Kate Robertson reviews Shawn Mendes, the ever-so-pure former Vine star who performed at Spark Arena on Saturday.
Saturday night saw 19-year-old Shawn Mendes, a star so clean-cut Disney could only dream of stamping their brand on him, grace us with his pristine presence for the first time. It’s a gig I’ve not stopped yapping on about for the past nine months, so not even my germ-gremlin status could stop me seeing the hitmaker fill Spark Arena with his pop-rock anthems.
We find our seats just as he arrives on stage and Spark Arena is already at fever pitch. Opening with a crash-bang version of chart-topper ‘There’s Nothing Holding Me Back’, the Canadian dreamboat has us hooked on his every move from the first note.
By the second track ‘Lights On’, a bop in which he coos about wanting to love us with the energy-saving light bulbs on (chivalry is not dead!), it is clear that the shared crush we’re all harbouring is distinct from the panicked fandom of the One Direction fans I witnessed in 2010. The piercing screams are replaced by something gentler and more soothing. It’s a respectful crush, appropriate for the wholesome theme of the evening.
As someone whose own innocent days are now a distant memory (thank you university for teaching me about Marxism and ruining my faith in humanity), Mendes’ glass-half-full optimism has me wishing I was 18 again for the first time ever. I hate it, and I curse the curly haired swoon-machine for making me feel such things.
Shawn isn’t a player and he definitely isn’t out to break your heart like it’s a competitive sport. Even from the stands, you can tell he’s nothing short of a gentleman. My friend Grace says he would always text you back. When he sings of a girl who broke his heart we both vow to never let him be a consolation prize and always give him the love he deserves.
Even the chaperone dads know all the words to all the songs, gleefully swinging their arms around and getting a groove on. I’m guessing they’re probably just happy to have a night off from the Moana soundtrack. Yep, there were still the token dads sitting by the bar scrolling Facebook (what a waste of $80 – just pick your kid up outside!) but they were the vast minority, and they missed out on a damn good bonding experience with their kids.
Now, before you think love has blinded me, you can bet I got all ‘hell no’ when he dropped the first verse of Ed Sheeran’s ‘Castle On The Hill’ while perched over at the emotional piano stage. I’m paying $140 to see that played against my will in March thank you very much. He obviously feels the mood change and moves into another song with the smoothness of a DJ Earworm end-of-year mashup.
He’s also not much of a chatty Cathy.
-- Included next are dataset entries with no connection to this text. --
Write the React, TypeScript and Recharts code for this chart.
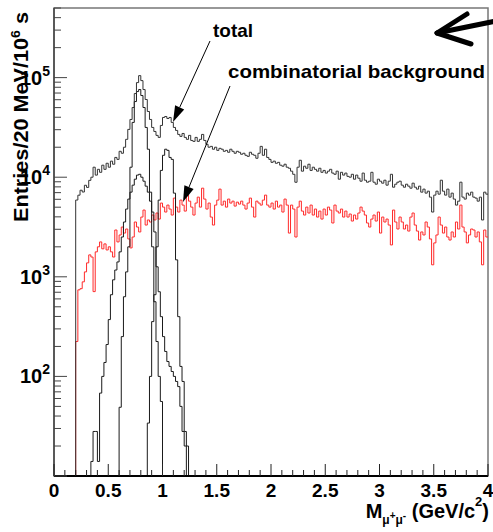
import { LineChart, Line, XAxis, YAxis, ReferenceArea } from 'recharts';

const BIN = 0.02; // 20 MeV bins
const EMPTY_BIN = 1; // zero entries -> below the log floor, clipped away
const X_MAX = 4;
const Y_MIN = 10;
const Y_MAX = 5e5;

// total, bins starting at 0.20 GeV/c^2
const TOTAL_START = 0.2;
const totalCounts = [
  5900, 6600, 7400, 7100, 8300, 7900, 9300, 10000, 12600, 10500,
  12000, 11200, 13200, 12000, 13800, 12600, 14500, 13500, 15800, 15100,
  18200, 17400, 20000, 24000, 30200, 38000, 50100, 69200, 89100, 104700,
  93300, 75900, 60300, 45700, 38000, 31600, 28800, 26300, 25100, 33100,
  39800, 40700, 38900, 39800, 35500, 31600, 29500, 26900, 25700, 27500,
  25100, 24000, 26300, 23400, 22900, 25100, 22900, 24000, 26900, 23400,
  21400, 20000, 20400, 19100, 20000, 18600, 19500, 19100, 18200, 18600,
  17800, 19100, 18200, 17400, 18200, 17800, 17000, 17400, 16600, 16200,
  17800, 17000, 16600, 15500, 17400, 20400, 16600, 19100, 15800, 15100,
  14100, 14500, 13800, 14100, 13200, 12900, 13500, 12600, 12300, 11500,
  10700, 8900, 12600, 14800, 11500, 12900, 12300, 13500, 11700, 12600,
  12000, 11500, 12300, 11200, 11700, 11000, 11500, 12000, 11000, 10700,
  11500, 9550, 11200, 10500, 11000, 10200, 10000, 10700, 9550, 10500,
  9770, 9120, 11000, 9330, 8910, 9120, 11200, 8910, 8510, 9550,
  9120, 8710, 9330, 8320, 9120, 10700, 7940, 8510, 8910, 9120,
  8320, 7940, 8510, 8130, 7760, 8710, 7940, 7590, 8130, 7080,
  7590, 6920, 7240, 6310, 4470, 6610, 7240, 6760, 9330, 7240,
  6610, 7590, 6310, 6920, 6030, 5250, 5750, 8910, 6310, 6030,
  6920, 6610, 7080, 6310, 6170, 5750, 6310, 3720, 7080, 6760,
];

// combinatorial background, bins starting at 0
const COMB_START = 0;
const combCounts = [
  10, 10, 10, 10, 10, 10, 10, 10, 10, 10,
  224, 740, 760, 890, 1120, 1380, 1660, 1580, 710, 1780,
  2000, 2240, 1910, 2140, 1860, 2000, 1780, 1580, 2950, 2240,
  2630, 3160, 2750, 3020, 2400, 1950, 2510, 3550, 3160, 2820,
  3980, 4680, 3310, 3720, 3550, 4170, 3720, 4370, 3800, 5500,
  5010, 4470, 5250, 4790, 4170, 6170, 5010, 4470, 5890, 5250,
  4570, 6920, 5750, 5010, 4170, 5500, 6310, 5010, 7760, 6030,
  4790, 5500, 3980, 3310, 5250, 5890, 7590, 5250, 5750, 5010,
  6030, 5500, 5750, 5130, 5620, 5370, 5750, 5250, 4790, 5500,
  6170, 5010, 3980, 5750, 5500, 5250, 5890, 6610, 5250, 5010,
  5500, 4790, 5750, 5010, 5250, 4470, 6030, 5250, 2750, 5250,
  4790, 2510, 5010, 5750, 4570, 4170, 5010, 4370, 5250, 4170,
  4790, 3980, 4570, 3800, 4790, 4170, 5010, 4680, 3470, 5250,
  4570, 4370, 4790, 3980, 4570, 3980, 4270, 3630, 4170, 3800,
  4370, 5010, 4570, 4170, 3470, 3160, 3800, 4170, 3630, 4470,
  2750, 3980, 3550, 3800, 3310, 2090, 4680, 3550, 3020, 3980,
  3550, 3020, 3310, 2880, 3980, 4370, 3310, 2880, 2340, 2820,
  2630, 3550, 3160, 2400, 1320, 2190, 2630, 3980, 3310, 2750,
  3160, 2510, 2340, 2820, 2510, 3550, 3020, 5250, 3160, 2820,
  2190, 2630, 3020, 2950, 2510, 2820, 2240, 1320, 2950, 2510,
];

// narrow tall resonance peak
const NARROW_START = 0.6;
const narrowCounts = [
  49, 251, 631, 1120, 2000, 12600, 35500, 57500, 72400, 75900,
  66100, 50100, 31600, 19100, 7080, 2000, 562, 224, 100, 56,
];

// broad peak under it
const BROAD_START = 0.34;
const broadCounts = [
  14, 28, 28, 14, 68, 100, 138, 209, 372, 661,
  933, 1170, 1410, 1780, 2510, 3550, 4790, 6030, 7080, 8320,
  9550, 10500, 10700, 10000, 9120, 8130, 7080, 5750, 4470, 2820,
  1260, 708, 398, 251, 178, 141, 126, 112, 100, 89,
  79, 50, 28, 20,
];

// phi peak
const PHI_START = 0.86;
const phiCounts = [
  34, 100, 355, 661, 2000, 5890, 11700, 16600, 19100, 18600,
  15800, 15100, 6920, 1480, 398, 126, 89, 28, 20,
];

const xLabelled = [0, 0.5, 1, 1.5, 2, 2.5, 3, 3.5, 4];
const yLabelledExp = [2, 3, 4, 5];

const FONT = '"Liberation Sans", Arial, Helvetica, sans-serif';

function toSteps(start: number, counts: number[], rise: boolean, drop: boolean) {
  const pts: { m: number; n: number }[] = [];
  if (rise) pts.push({ m: start, n: EMPTY_BIN });
  counts.forEach((c, i) => pts.push({ m: +(start + i * BIN).toFixed(2), n: c }));
  const end = +(start + counts.length * BIN).toFixed(2);
  pts.push({ m: end, n: drop ? EMPTY_BIN : counts[counts.length - 1] });
  return pts;
}

const totalData = toSteps(TOTAL_START, totalCounts, true, false);
const combData = toSteps(COMB_START, combCounts, false, false);
const narrowData = toSteps(NARROW_START, narrowCounts, true, true);
const broadData = toSteps(BROAD_START, broadCounts, true, true);
const phiData = toSteps(PHI_START, phiCounts, true, true);

// every 0.1 on x, mantissas 1..9 per decade on y
const xTicks = Array.from({ length: 41 }, (_, i) => +(i * 0.1).toFixed(1));
const yTicks: number[] = [];
for (let d = 10; d <= Y_MAX; d *= 10) {
  for (let k = 1; k <= 9; k++) if (k * d <= Y_MAX) yTicks.push(k * d);
}

function XTick(props: any) {
  const { x, y, payload } = props;
  const v = payload.value as number;
  const major = xLabelled.some(l => Math.abs(l - v) < 1e-6);
  return (
    <g>
      <line x1={x} x2={x} y1={y} y2={y - (major ? 12 : 6)} stroke="#222" strokeWidth={1} />
      {major && (
        <text x={x} y={y + 21} textAnchor="middle" fontFamily={FONT} fontWeight={700} fontSize={19} fill="#000">
          {String(v)}
        </text>
      )}
    </g>
  );
}

function YTick(props: any) {
  const { x, y, payload } = props;
  const v = payload.value as number;
  const lg = Math.log10(v);
  const exp = Math.round(lg);
  const major = Math.abs(lg - exp) < 1e-6;
  return (
    <g>
      <line x1={x} x2={x + (major ? 13 : 7)} y1={y} y2={y} stroke="#444" strokeWidth={1} />
      {major && yLabelledExp.includes(exp) && (
        <text x={x - 4} y={y + 7} textAnchor="end" fontFamily={FONT} fontWeight={700} fontSize={20} fill="#000">
          10<tspan dy={-9} fontSize={14}>{exp}</tspan>
        </text>
      )}
    </g>
  );
}

function ThinArrow({ x1, y1, x2, y2 }: { x1: number; y1: number; x2: number; y2: number }) {
  const dx = x2 - x1;
  const dy = y2 - y1;
  const len = Math.hypot(dx, dy);
  const ux = dx / len;
  const uy = dy / len;
  const bx = x2 - 16 * ux;
  const by = y2 - 16 * uy;
  const nx = -uy * 5;
  const ny = ux * 5;
  return (
    <g>
      <line x1={x1} y1={y1} x2={bx} y2={by} stroke="#000" strokeWidth={1} />
      <polygon points={`${x2},${y2} ${bx + nx},${by + ny} ${bx - nx},${by - ny}`} fill="#000" />
    </g>
  );
}

export default function App() {
  return (
    <div style={{ position: 'absolute', left: 0, top: 0, width: 493, height: 532, background: '#fff' }}>
      <LineChart width={493} height={532} margin={{ top: 8, right: 5, bottom: 0, left: 0 }}>
        <ReferenceArea x1={0} x2={X_MAX} y1={Y_MIN} y2={Y_MAX} fill="none" stroke="#777" strokeWidth={1.5} />
        <Line data={combData} dataKey="n" type="stepAfter" stroke="#ff2a2a" strokeWidth={1} dot={false} isAnimationActive={false} />
        <Line data={broadData} dataKey="n" type="stepAfter" stroke="#1a1a1a" strokeWidth={1} dot={false} isAnimationActive={false} />
        <Line data={phiData} dataKey="n" type="stepAfter" stroke="#1a1a1a" strokeWidth={1} dot={false} isAnimationActive={false} />
        <Line data={narrowData} dataKey="n" type="stepAfter" stroke="#1a1a1a" strokeWidth={1} dot={false} isAnimationActive={false} />
        <Line data={totalData} dataKey="n" type="stepAfter" stroke="#333" strokeWidth={1} dot={false} isAnimationActive={false} />
        <XAxis
          dataKey="m"
          type="number"
          domain={[0, X_MAX]}
          allowDataOverflow
          ticks={xTicks}
          interval={0}
          tickSize={0}
          tickMargin={0}
          tickLine={false}
          tick={(p: any) => <XTick {...p} />}
          axisLine={{ stroke: '#000', strokeWidth: 2 }}
          height={56}
        />
        <YAxis
          type="number"
          scale="log"
          domain={[Y_MIN, Y_MAX]}
          allowDataOverflow
          ticks={yTicks}
          interval={0}
          tickSize={0}
          tickMargin={0}
          tickLine={false}
          tick={(p: any) => <YTick {...p} />}
          axisLine={{ stroke: '#444', strokeWidth: 1.5 }}
          width={54}
        />
      </LineChart>
      <svg
        width={493}
        height={532}
        style={{ position: 'absolute', left: 0, top: 0, pointerEvents: 'none' }}
        fontFamily={FONT}
        fontWeight={700}
      >
        <text
          transform="translate(28 12) rotate(-90)"
          textAnchor="end"
          fontSize={20}
          textLength={210}
          lengthAdjust="spacingAndGlyphs"
        >
          Entries/20 MeV/10<tspan dy={-8} fontSize={13}>6</tspan>
          <tspan dy={8} fontSize={20}> s</tspan>
        </text>
        <text x={489} y={518} textAnchor="end" fontSize={20}>
          M<tspan fontSize={12} dy={6}>μ</tspan>
          <tspan fontSize={10} dy={-5}>+</tspan>
          <tspan fontSize={12} dy={5}>μ</tspan>
          <tspan fontSize={10} dy={-5}>-</tspan>
          <tspan fontSize={20} dy={-1}> (GeV/c</tspan>
          <tspan fontSize={13} dy={-12}>2</tspan>
          <tspan fontSize={20} dy={12}>)</tspan>
        </text>
        <text x={213} y={37} fontSize={19} textLength={40} lengthAdjust="spacingAndGlyphs">total</text>
        <text x={228} y={78} fontSize={19} textLength={257} lengthAdjust="spacingAndGlyphs">combinatorial background</text>
        <ThinArrow x1={210} y1={41} x2={173} y2={122} />
        <ThinArrow x1={230} y1={86} x2={183} y2={202} />
        <polyline points="467,14 437,33 471,44" fill="none" stroke="#000" strokeWidth={5} strokeLinecap="round" strokeLinejoin="round" />
        <line x1={437} y1={33} x2={496} y2={21} stroke="#000" strokeWidth={5} strokeLinecap="round" />
      </svg>
    </div>
  );
}
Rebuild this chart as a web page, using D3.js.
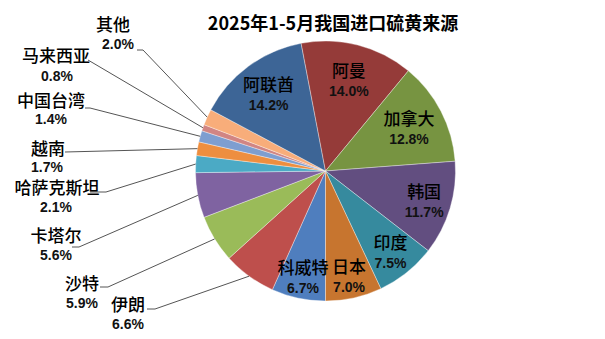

It’s something which would normally fill me with rage and disappointment but, with Shawn it’s fine. Whenever he speaks the sparkle disappears, the Prince Charming illusion shatters and I remember there are two sides to every break-up and he’s definitely no angel.
One of his more so-so songs Grace and I find common ground over is ‘Bad Reputation’, which feels like it’s sung directly to us. It’s the song for the 20-somethings of the room who are mostly just trying not to get drunk on weeknights and pay rent on time. “She got a bad reputation, she takes the long way home,” he sings, and we both appreciate that even the best of us have done things we shouldn’t have at 3am at Grand Central on a Tuesday. But he’s not here to judge us. Life is messy and this wise old 19-year-old knows that.
‘Never Be Alone’ seems an appropriate pre-encore end to the show, by which point dads are rocking their sleepy children, teenagers’ faces shift from elation to sadness over the pending farewell, and mums are swaying with a nostalgic contentment my own mother would reserve only for Harry Styles and the closing credits of Love Actually. The show feels complete, and just like that, he’s gone.
In a world where pre-drinking goes hand in hand with any social event, there’s something so pure about being in a room full of conscious, sober people, completely absorbed in this one person standing on stage with a guitar. It’s a rare and special thing, and as cringey and lame as it sounds, for those of us who feel we’ve traipsed in and out of gigs just like this a million times before, it’s a reminder of the fire our favourite artists once set alight inside of us, however many years ago.
As we exit the arena in a particularly orderly fashion, Grace asks whether I think Shawn will be having an after party. We pause for a second, before laughing at the thought, both agreeing that our new best friend is definitely heading home to a cup of warm milk and a good book like the wholesome young man he is.